Beautiful gardening sim The Garden Path is like Animal Crossing without the hussle

The first and most frequent question the Garden Path makes me ask is ‘what now’. Left without direction, I’m usually quick to get lost. But lack of direction is this game’s whole point. All that’s explicitly explained after creating your own gardener is where to find your inventory and how you equip tools. Then you find yourself in the garden. The garden isn’t a small tidy pitch of land secured with a picket fence – in the Garden Path, the garden is more like a forest. It’s a large piece of land, a forest full of trees, bushes and rivers. That takes a bit of getting used to because, not to get too spiritual, if everything is the garden, what does gardening really mean?

The Garden Path wants you to roam. It doesn’t tell you what to do. I find a broken tool – looking at it in my inventory reveals there must be a person who can fix it, so I decide just to get going. I already carry an axe with me, so I fell a few trees, as you do. Some trees shed twigs, or even seeds, which I automatically pocket. This is the first of several similarities with Animal Crossing, which served as an inspiration for The Garden Path, along with Ghibli films and the Moomin books. I just take note of my spoils, with no real idea of what they might be useful for.
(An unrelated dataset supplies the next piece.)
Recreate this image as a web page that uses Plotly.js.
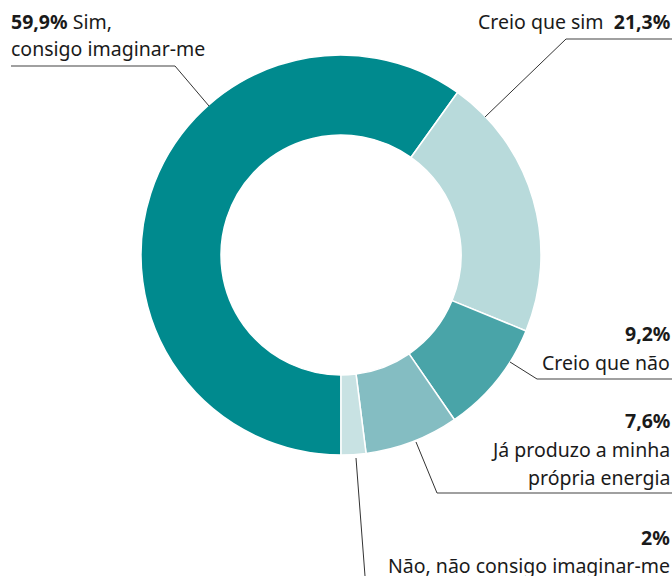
<!DOCTYPE html>
<html><head><meta charset="utf-8">
<script src="https://cdn.plot.ly/plotly-3.0.1.min.js"></script>
<style>html,body{margin:0;padding:0;background:#fff;}#chart{width:672px;height:576px;}</style>
</head><body><div id="chart"></div>
<script>
const categories = ["Sim, consigo imaginar-me", "Creio que sim", "Creio que não", "Já produzo a minha própria energia", "Não, não consigo imaginar-me"];
const values = [59.9, 21.3, 9.2, 7.6, 2];
const pctLabels = ["59,9%", "21,3%", "9,2%", "7,6%", "2%"];
const colors = ["#008A8E", "#B8DADB", "#49A4A8", "#84BDC2", "#C8E2E3"];

const W = 672, H = 576;
const px = x => x / W;
const py = y => 1 - y / H;
const FONT = "Noto Sans, sans-serif";
const FS = 19.5;

const trace = {
  type: "pie",
  values: values,
  labels: categories,
  marker: {colors: colors, line: {color: "#ffffff", width: 1.5}},
  hole: 0.6,
  sort: false,
  direction: "clockwise",
  rotation: 180,
  textinfo: "none",
  hoverinfo: "label+percent",
  domain: {x: [px(141), px(541)], y: [py(455), py(55)]}
};

function ann(text, x, y, anchor) {
  return {text: text, x: px(x), y: py(y), xref: "paper", yref: "paper",
    xanchor: anchor, yanchor: "middle", showarrow: false,
    font: {family: FONT, size: FS, color: "#1a1a1a"}};
}
const annotations = [
  ann("<b>" + pctLabels[0] + "</b> Sim,", 9, 21, "left"),
  ann("consigo imaginar-me", 9, 49, "left"),
  ann("Creio que sim  <b>" + pctLabels[1] + "</b>", 672, 22, "right"),
  ann("<b>" + pctLabels[2] + "</b>", 672, 333, "right"),
  ann("Creio que não", 672, 362, "right"),
  ann("<b>" + pctLabels[3] + "</b>", 672, 420, "right"),
  ann("Já produzo a minha", 672, 449, "right"),
  ann("própria energia", 672, 477, "right"),
  ann("<b>" + pctLabels[4] + "</b>", 672, 537, "right"),
  ann("Não, não consigo imaginar-me", 672, 565, "right")
];

function seg(x0, y0, x1, y1, color, w) {
  return {type: "line", xref: "paper", yref: "paper", x0: px(x0), y0: py(y0), x1: px(x1), y1: py(y1),
    line: {color: color, width: w}};
}
const shapes = [
  seg(11, 66, 175, 66, "#808080", 1.5), seg(175, 66, 209, 106, "#333333", 1),
  seg(566, 39, 672, 39, "#808080", 1.5), seg(566, 39, 485, 117, "#333333", 1),
  seg(537, 379, 672, 379, "#808080", 1.5), seg(537, 379, 510, 362, "#333333", 1),
  seg(437, 493, 672, 493, "#808080", 1.5), seg(437, 493, 416, 442, "#333333", 1),
  seg(356, 458, 365, 576, "#333333", 1)
];

const layout = {
  width: W, height: H,
  margin: {l: 0, r: 0, t: 0, b: 0},
  showlegend: false,
  paper_bgcolor: "#ffffff",
  annotations: annotations,
  shapes: shapes
};
Plotly.newPlot("chart", [trace], layout, {displayModeBar: false, staticPlot: true});
</script></body></html>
For a while, I simply enjoy the sound of leaves crunching under my character’s feet, the bird song and the instances of soft music tinkling like windchimes. Eventually, I meet Larto. Larto is a giant ox wearing a beanie and a…blanket? A kaftan? I love Larto and would die for him if he asked me to, simply based on his design, but what he actually wants me to do is fish. The fishing mechanic in The Garden Path is different from anything I’ve seen before – here, fish are attracted to your rod by you whistling a tune. You move a note icon along a set of rectangles until a fish appears, then you have to further wiggle the icon along a circle and reel your fishing rod in at the right time – it’s likely the most difficult fishing mechanic I’ve seen, and I know my videogame fishing. Eventually I meet Augustus, the park ranger. Of course he’s a bear. He doesn’t warn me of forest fires however, he gifts me a set of shears with which to snip a myriad of plants. The garden is full of them – encountering them often enough will teach you their names and properties, so that soon I will be able to point at a flower in real life, laugh and say to no one in particular how I’ve seen that in a videogame. Who doesn’t love that?